When asked why the chamber did not ask Beacon to examine the impact of a $15.25-an-hour wage proposed by several council members, chamber policy director Ruben Gonzalez said, “Because as this study shows $13.25 an hour damages the economy and job creation. So another two dollars would be even more challenging.” 

The labor study, commissioned by the Los Angeles County Labor Federation and conducted by the Los Angeles Economic Roundtable and two UCLA labor institutes, only looked at the impact of the $15.25 an hour proposal. It did not even mention the $13.25-an-hour plan.

When asked why, Rusty Hicks, the federation’s executive secretary-treasurer, said, “$15.25 per hour along with earned sick leave and protection against wage theft is what families need to thrive in L.A.”

Bio Tax

Just as a plan for a biotech park near Los Angeles County-USC Medical Center gathers steam, an L.A. councilman has proposed giving biotech firms in the city a tax break.

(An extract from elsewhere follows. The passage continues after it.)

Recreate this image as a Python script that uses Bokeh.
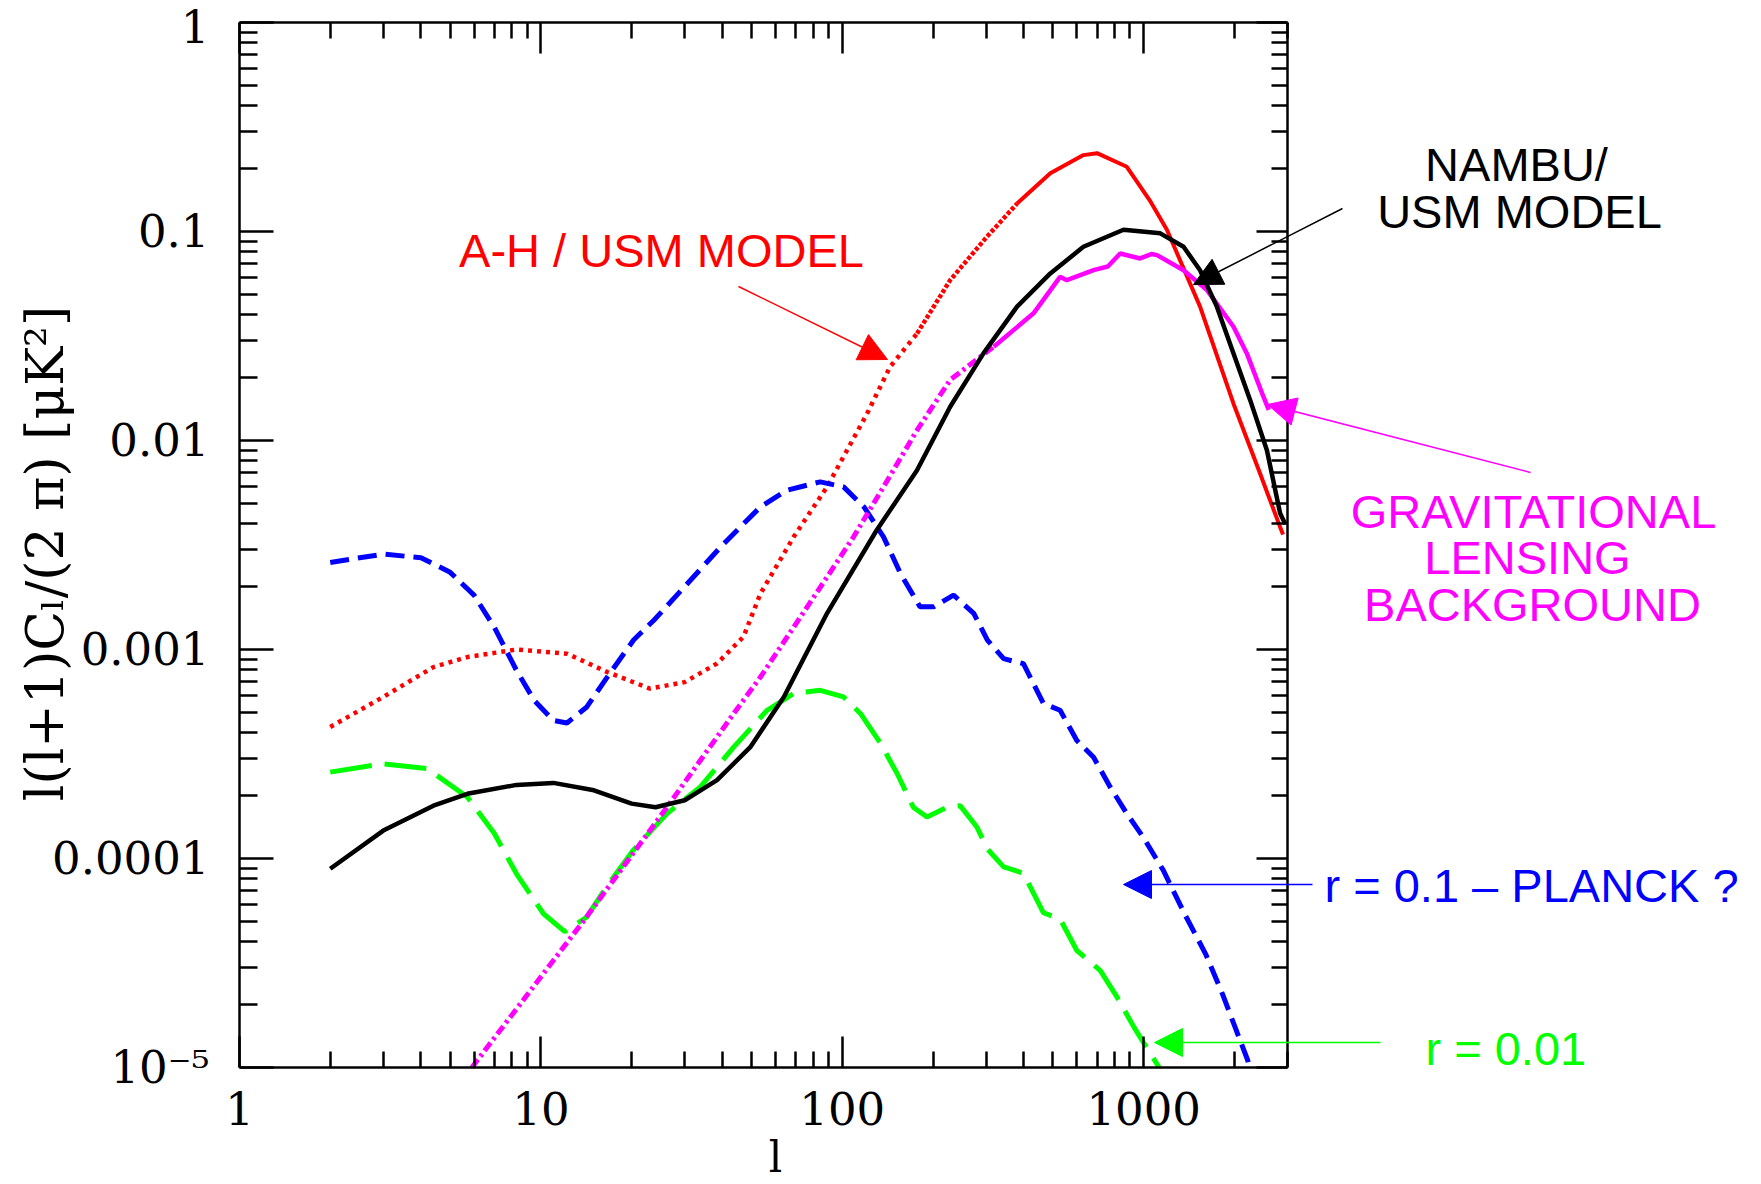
import numpy as np
from bokeh.plotting import figure
from bokeh.models import LogAxis, FixedTicker, Label, Arrow, NormalHead
from bokeh.embed import file_html
from bokeh.resources import INLINE

# ---------------- data ----------------
# A-H / USM model (red dotted)
ell_ah = [2, 3, 4.4, 5.7, 8.3, 12.2, 16.6, 23, 30, 38.4, 47, 53.5, 69, 89, 121, 144, 177, 228,
          302, 380, 490, 631, 700, 879, 1047, 1194, 1538, 1986, 2433, 2836, 2900]
cl_ah = [4.26e-4, 5.93e-4, 8.24e-4, 9.20e-4, 1.00e-3, 9.55e-4, 7.80e-4, 6.50e-4, 6.98e-4, 8.57e-4,
         1.15e-3, 1.85e-3, 3.46e-3, 6.00e-3, 1.35e-2, 2.25e-2, 3.25e-2, 5.85e-2,
         9.44e-2, 0.136, 0.190, 0.232, 0.237, 0.204, 0.141, 0.102, 4.37e-2, 1.50e-2, 6.95e-3, 3.85e-3, 3.55e-3]

# NAMBU / USM model (black solid)
ell_nambu = [2, 3, 4.4, 5.7, 8.3, 11, 15, 20, 24, 30, 38.4, 49.5, 64, 73, 89, 130, 177, 228, 294,
             380, 490, 631, 857, 1135, 1356, 1538, 1749, 1986, 2256, 2563, 2836, 2950]
cl_nambu = [8.93e-5, 1.36e-4, 1.79e-4, 2.04e-4, 2.25e-4, 2.30e-4, 2.12e-4, 1.83e-4, 1.76e-4, 1.90e-4,
            2.37e-4, 3.41e-4, 5.93e-4, 8.57e-4, 1.49e-3, 3.72e-3, 7.21e-3, 1.45e-2, 2.61e-2,
            4.37e-2, 6.30e-2, 8.45e-2, 0.102, 0.098, 8.45e-2, 6.53e-2, 4.37e-2, 2.61e-2, 1.56e-2,
            8.99e-3, 4.48e-3, 3.98e-3]

# Gravitational lensing background (magenta dash-dot)
ell_lens = [5.9, 13.9, 26.2, 43.6, 53.5, 69, 89, 109, 137, 177, 228, 318, 431, 528, 556, 682,
            760, 836, 973, 1060, 1107, 1356, 1622, 1986, 2199, 2496, 2600]
cl_lens = [1.0e-5, 5.06e-5, 1.76e-4, 4.93e-4, 7.38e-4, 1.28e-3, 2.22e-3, 3.46e-3, 6.00e-3, 1.12e-2,
           1.95e-2, 2.81e-2, 4.06e-2, 6.07e-2, 5.85e-2, 6.53e-2, 6.80e-2, 7.85e-2, 7.43e-2, 7.80e-2,
           7.71e-2, 6.53e-2, 5.24e-2, 3.50e-2, 2.61e-2, 1.62e-2, 1.40e-2]

# r = 0.1 tensor B-modes (blue dashed)
ell_r01 = [2, 3, 4, 5, 6, 7, 8.3, 9.5, 11, 12.2, 14.2, 16.6, 20.3, 23.7, 30, 40, 53.5, 65.5, 84.5,
           101, 118, 137, 156, 181, 201, 234, 273, 303, 343, 399, 465, 528, 600, 682, 774, 879,
           998, 1162, 1366, 1604, 1825, 2010, 2215, 2240]
cl_r01 = [2.61e-3, 2.86e-3, 2.75e-3, 2.34e-3, 1.82e-3, 1.28e-3, 7.94e-4, 5.71e-4, 4.58e-4, 4.45e-4,
          5.31e-4, 7.38e-4, 1.11e-3, 1.38e-3, 2.00e-3, 3.16e-3, 4.81e-3, 5.78e-3, 6.34e-3,
          6.00e-3, 4.81e-3, 3.46e-3, 2.31e-3, 1.60e-3, 1.60e-3, 1.82e-3, 1.49e-3, 1.11e-3,
          9.04e-4, 8.55e-4, 5.51e-4, 5.12e-4, 3.67e-4, 3.05e-4, 2.20e-4, 1.64e-4,
          1.26e-4, 8.77e-5, 5.44e-5, 3.50e-5, 2.25e-5, 1.56e-5, 1.08e-5, 1.0e-5]

# r = 0.01 tensor B-modes (green long dashed)
ell_r001 = [2, 3, 4.2, 5.7, 7, 8.3, 10.2, 12, 14.2, 16.6, 20.3, 26.2, 33.8, 43.6, 56.3, 68.9, 84.5,
            101, 115, 134, 152, 172, 191, 223, 246, 280, 303, 343, 399, 465, 528, 600, 718, 816,
            928, 1125]
cl_r001 = [2.59e-4, 2.84e-4, 2.69e-4, 1.97e-4, 1.32e-4, 8.45e-5, 5.44e-5, 4.47e-5, 5.25e-5, 7.41e-5,
           1.10e-4, 1.64e-4, 2.20e-4, 3.41e-4, 5.12e-4, 6.15e-4, 6.38e-4, 5.93e-4, 4.93e-4,
           3.55e-4, 2.55e-4, 1.76e-4, 1.58e-4, 1.76e-4, 1.79e-4, 1.41e-4, 1.11e-4, 9.12e-5,
           8.51e-5, 5.50e-5, 5.13e-5, 3.63e-5, 2.91e-5, 2.17e-5, 1.56e-5, 1.0e-5]

x_major = [1, 10, 100, 1000]
x_labels = ["1", "10", "100", "1000"]
y_major = [1e-5, 1e-4, 1e-3, 1e-2, 1e-1, 1]
y_labels = ["10⁻⁵", "0.0001", "0.001", "0.01", "0.1", "1"]

x_title = "l"
y_title = "l(l+1)Cₗ/(2 π) [μK²]"

# ---------------- layout ----------------
W, H = 1761, 1184
# pixel box of the data area (axes box) inside the canvas
BOX_L, BOX_R, BOX_T, BOX_B = 239, 1287, 22, 1067
X_MIN, X_MAX = 1, 3000
Y_MIN, Y_MAX = 1e-5, 1


def dx(px):
    lo, hi = np.log10(X_MIN), np.log10(X_MAX)
    return 10 ** (lo + (hi - lo) * (px - BOX_L) / (BOX_R - BOX_L))


def dy(py):
    lo, hi = np.log10(Y_MIN), np.log10(Y_MAX)
    return 10 ** (hi - (hi - lo) * (py - BOX_T) / (BOX_B - BOX_T))


# the frame covers the whole canvas; axes are pinned to the box with fixed_location
p = figure(width=W, height=H, x_axis_type="log", y_axis_type="log",
           x_range=(dx(0), dx(W)), y_range=(dy(H), dy(0)),
           output_backend="svg", toolbar_location=None,
           min_border=0, min_border_left=0, min_border_right=0,
           min_border_top=0, min_border_bottom=0)
p.grid.visible = False
p.outline_line_color = None
p.background_fill_color = "white"
p.border_fill_color = "white"

x_minor = [m * 10 ** e for e in range(0, 4) for m in range(2, 10) if m * 10 ** e <= X_MAX]
y_minor = [m * 10.0 ** e for e in range(-5, 0) for m in range(2, 10)]

TICK_FONT = "DejaVu Serif"


def style_axis(ax, ticks, minor, labels, major_len, minor_len, show_labels, loc, bounds):
    ax.fixed_location = loc
    ax.bounds = bounds
    ax.ticker = FixedTicker(ticks=ticks, minor_ticks=minor)
    ax.axis_line_width = 2.5
    ax.axis_line_color = "black"
    ax.major_tick_line_width = 2.5
    ax.minor_tick_line_width = 2.5
    ax.major_tick_in = major_len
    ax.major_tick_out = 0
    ax.minor_tick_in = minor_len
    ax.minor_tick_out = 0
    if show_labels:
        ax.major_label_overrides = {t: s for t, s in zip(ticks, labels)}
        ax.major_label_text_font = TICK_FONT
        ax.major_label_text_font_size = "45px"
        ax.major_label_text_color = "black"
    else:
        ax.major_label_text_font_size = "2px"
        ax.major_label_text_color = None
        ax.major_label_standoff = 0


xb = p.xaxis[0]
yl = p.yaxis[0]
style_axis(xb, x_major, x_minor, x_labels, 31, 16, True, Y_MIN, (X_MIN, X_MAX))
xb.major_label_standoff = 24
style_axis(yl, y_major, y_minor, y_labels, 34, 18, True, X_MIN, (Y_MIN, Y_MAX))
yl.major_label_standoff = 30
yl.major_label_orientation = "horizontal"

xt = LogAxis()
style_axis(xt, x_major, x_minor, x_labels, 31, 16, False, Y_MAX, (X_MIN, X_MAX))
p.add_layout(xt, "above")
yr = LogAxis()
style_axis(yr, y_major, y_minor, y_labels, 31, 16, False, X_MAX, (Y_MIN, Y_MAX))
p.add_layout(yr, "right")

# ---------------- curves ----------------
ea, ca = np.array(ell_ah), np.array(cl_ah)
m1 = ea <= 177
m2 = (ea >= 177) & (ea <= 380)
m3 = ea >= 380
p.line(ea[m1], ca[m1], line_color="#ff0000", line_width=4.5, line_dash="4 5")
p.line(ea[m2], ca[m2], line_color="#ff0000", line_width=4.5, line_dash="4 2")
p.line(ea[m3], ca[m3], line_color="#ff0000", line_width=4)

p.line(ell_r01, cl_r01, line_color="#0000ff", line_width=5, line_dash="19 9")
p.line(ell_r001, cl_r001, line_color="#00ff00", line_width=5, line_dash="42 13")

el, cg = np.array(ell_lens), np.array(cl_lens)
k1 = el <= 318
k2 = el >= 318
p.line(el[k1], cg[k1], line_color="#ff00ff", line_width=5, line_dash="10 4 3 4")
p.line(el[k2], cg[k2], line_color="#ff00ff", line_width=4.5)

p.line(ell_nambu, cl_nambu, line_color="black", line_width=4.5)

# ---------------- axis titles ----------------
p.add_layout(Label(x=dx(775), y=dy(1181), text=x_title, text_font=TICK_FONT,
                   text_font_size="42px", text_align="center", text_baseline="bottom",
                   text_color="black"))
p.add_layout(Label(x=dx(44), y=dy(553), text=y_title, text_font=TICK_FONT,
                   text_font_size="52px", text_align="center", text_baseline="middle",
                   angle=np.pi / 2, text_color="black"))

# ---------------- annotations ----------------
ANN_FONT = "Liberation Sans"
ANN_SIZE = "47px"


def add_text(px, py, txt, color, align="center"):
    p.add_layout(Label(x=dx(px), y=dy(py), text=txt, text_font=ANN_FONT,
                       text_font_size=ANN_SIZE, text_align=align,
                       text_baseline="middle", text_color=color))


def add_arrow(x0, y0, x1, y1, color):
    p.add_layout(Arrow(end=NormalHead(size=28, fill_color=color, line_color=color, line_width=1),
                       x_start=dx(x0), y_start=dy(y0), x_end=dx(x1), y_end=dy(y1),
                       line_color=color, line_width=1.5))


add_text(661, 250, "A-H / USM MODEL", "#ff0000")
add_arrow(738, 286, 887, 359, "#ff0000")

add_text(1516, 164, "NAMBU/", "black")
add_text(1519, 211, "USM MODEL", "black")
add_arrow(1342, 208, 1193, 284, "black")

add_text(1533, 511, "GRAVITATIONAL", "#ff00ff")
add_text(1527, 557, "LENSING", "#ff00ff")
add_text(1532, 604, "BACKGROUND", "#ff00ff")
add_arrow(1530, 472, 1267, 404, "#ff00ff")

add_text(1324, 885, "r = 0.1 – PLANCK ?", "#0000ff", align="left")
add_arrow(1312, 884, 1123, 884, "#0000ff")

add_text(1425, 1048, "r = 0.01", "#00ff00", align="left")
add_arrow(1380, 1042, 1154, 1042, "#00ff00")

open("out.html", "w").write(file_html(p, INLINE))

Right now, biotech companies pay the city’s top gross receipts tax rate of $5.07 per $1,000 of revenues, though that will drop to $4.25 by 2015 thanks to previously enacted reductions.

City Councilman Mitch Englander this month introduced a motion to reduce or eliminate the city’s gross receipts tax for biotech firms, with the choice of whether to reduce or eliminate the tax to be made after city staff weighs in with a report.

Of course, most biotech firms have little or no revenue, especially in their early stages, and thus are already eligible for the city’s small-business exemption. But occasionally a biotech firm hits upon a blockbuster drug and enters a phase of explosive growth. And it’s keeping those firms in Los Angeles that this proposal is aimed at, said Lloyd Greif, chief executive of downtown L.A. investment bank Greif & Co. and chairman of the city’s Business Tax Advisory Committee. Three years ago, that committee proposed completely eliminating the gross receipts tax in phases.